TASK INSTRUCTIONS - Below is some material; set it all down exactly, apart from the pictures.

SUPPLIED INFORMATION -
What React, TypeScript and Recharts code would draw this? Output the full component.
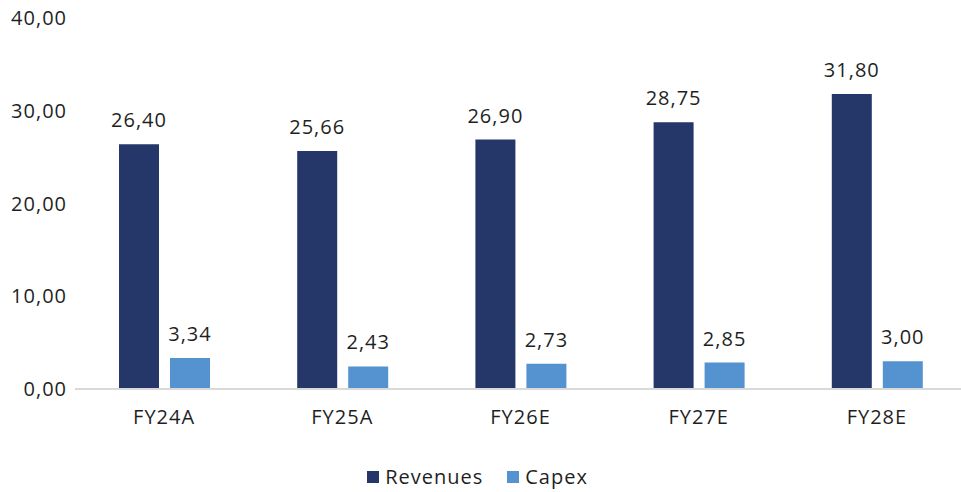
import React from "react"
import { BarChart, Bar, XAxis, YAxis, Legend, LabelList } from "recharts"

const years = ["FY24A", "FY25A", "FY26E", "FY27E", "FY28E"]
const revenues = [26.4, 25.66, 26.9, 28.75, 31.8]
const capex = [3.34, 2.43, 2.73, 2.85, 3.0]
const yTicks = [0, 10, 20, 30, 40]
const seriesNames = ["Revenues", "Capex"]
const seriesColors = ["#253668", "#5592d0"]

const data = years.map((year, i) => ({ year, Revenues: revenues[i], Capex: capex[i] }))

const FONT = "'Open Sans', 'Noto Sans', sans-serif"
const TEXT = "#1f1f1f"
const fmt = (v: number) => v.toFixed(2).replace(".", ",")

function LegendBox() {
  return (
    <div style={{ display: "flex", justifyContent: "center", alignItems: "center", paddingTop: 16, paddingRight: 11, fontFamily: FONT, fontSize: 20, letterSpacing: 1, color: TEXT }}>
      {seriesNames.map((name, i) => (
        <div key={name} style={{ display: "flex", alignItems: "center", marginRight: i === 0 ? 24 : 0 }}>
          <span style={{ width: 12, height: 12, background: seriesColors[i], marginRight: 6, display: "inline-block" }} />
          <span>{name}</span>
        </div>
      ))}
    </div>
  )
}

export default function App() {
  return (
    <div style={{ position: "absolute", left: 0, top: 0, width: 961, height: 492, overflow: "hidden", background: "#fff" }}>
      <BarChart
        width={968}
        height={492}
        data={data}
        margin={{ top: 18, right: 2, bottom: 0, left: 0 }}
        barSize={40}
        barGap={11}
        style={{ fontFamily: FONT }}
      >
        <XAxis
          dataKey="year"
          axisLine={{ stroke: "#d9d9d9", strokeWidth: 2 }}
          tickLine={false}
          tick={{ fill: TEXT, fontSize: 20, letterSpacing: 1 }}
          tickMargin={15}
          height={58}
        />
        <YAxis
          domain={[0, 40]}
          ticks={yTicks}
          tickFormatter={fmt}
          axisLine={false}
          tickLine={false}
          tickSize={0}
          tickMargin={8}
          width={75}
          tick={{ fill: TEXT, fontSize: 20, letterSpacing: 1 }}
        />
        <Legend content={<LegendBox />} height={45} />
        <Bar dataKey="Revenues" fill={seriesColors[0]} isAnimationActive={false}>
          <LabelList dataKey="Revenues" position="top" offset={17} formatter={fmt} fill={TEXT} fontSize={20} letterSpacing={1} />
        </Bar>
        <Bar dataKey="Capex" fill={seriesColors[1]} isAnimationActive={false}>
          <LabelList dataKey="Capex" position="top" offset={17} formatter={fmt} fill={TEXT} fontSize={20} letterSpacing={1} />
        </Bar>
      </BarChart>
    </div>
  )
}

RESPONSE FOR THIS EXERCISE -
What React, TypeScript and Recharts code would draw this? Output the full component.
import React from "react"
import { BarChart, Bar, XAxis, YAxis, Legend, LabelList } from "recharts"

const years = ["FY24A", "FY25A", "FY26E", "FY27E", "FY28E"]
const revenues = [26.4, 25.66, 26.9, 28.75, 31.8]
const capex = [3.34, 2.43, 2.73, 2.85, 3.0]
const yTicks = [0, 10, 20, 30, 40]
const seriesNames = ["Revenues", "Capex"]
const seriesColors = ["#253668", "#5592d0"]

const data = years.map((year, i) => ({ year, Revenues: revenues[i], Capex: capex[i] }))

const FONT = "'Open Sans', 'Noto Sans', sans-serif"
const TEXT = "#1f1f1f"
const fmt = (v: number) => v.toFixed(2).replace(".", ",")

function LegendBox() {
  return (
    <div style={{ display: "flex", justifyContent: "center", alignItems: "center", paddingTop: 16, paddingRight: 11, fontFamily: FONT, fontSize: 20, letterSpacing: 1, color: TEXT }}>
      {seriesNames.map((name, i) => (
        <div key={name} style={{ display: "flex", alignItems: "center", marginRight: i === 0 ? 24 : 0 }}>
          <span style={{ width: 12, height: 12, background: seriesColors[i], marginRight: 6, display: "inline-block" }} />
          <span>{name}</span>
        </div>
      ))}
    </div>
  )
}

export default function App() {
  return (
    <div style={{ position: "absolute", left: 0, top: 0, width: 961, height: 492, overflow: "hidden", background: "#fff" }}>
      <BarChart
        width={968}
        height={492}
        data={data}
        margin={{ top: 18, right: 2, bottom: 0, left: 0 }}
        barSize={40}
        barGap={11}
        style={{ fontFamily: FONT }}
      >
        <XAxis
          dataKey="year"
          axisLine={{ stroke: "#d9d9d9", strokeWidth: 2 }}
          tickLine={false}
          tick={{ fill: TEXT, fontSize: 20, letterSpacing: 1 }}
          tickMargin={15}
          height={58}
        />
        <YAxis
          domain={[0, 40]}
          ticks={yTicks}
          tickFormatter={fmt}
          axisLine={false}
          tickLine={false}
          tickSize={0}
          tickMargin={8}
          width={75}
          tick={{ fill: TEXT, fontSize: 20, letterSpacing: 1 }}
        />
        <Legend content={<LegendBox />} height={45} />
        <Bar dataKey="Revenues" fill={seriesColors[0]} isAnimationActive={false}>
          <LabelList dataKey="Revenues" position="top" offset={17} formatter={fmt} fill={TEXT} fontSize={20} letterSpacing={1} />
        </Bar>
        <Bar dataKey="Capex" fill={seriesColors[1]} isAnimationActive={false}>
          <LabelList dataKey="Capex" position="top" offset={17} formatter={fmt} fill={TEXT} fontSize={20} letterSpacing={1} />
        </Bar>
      </BarChart>
    </div>
  )
}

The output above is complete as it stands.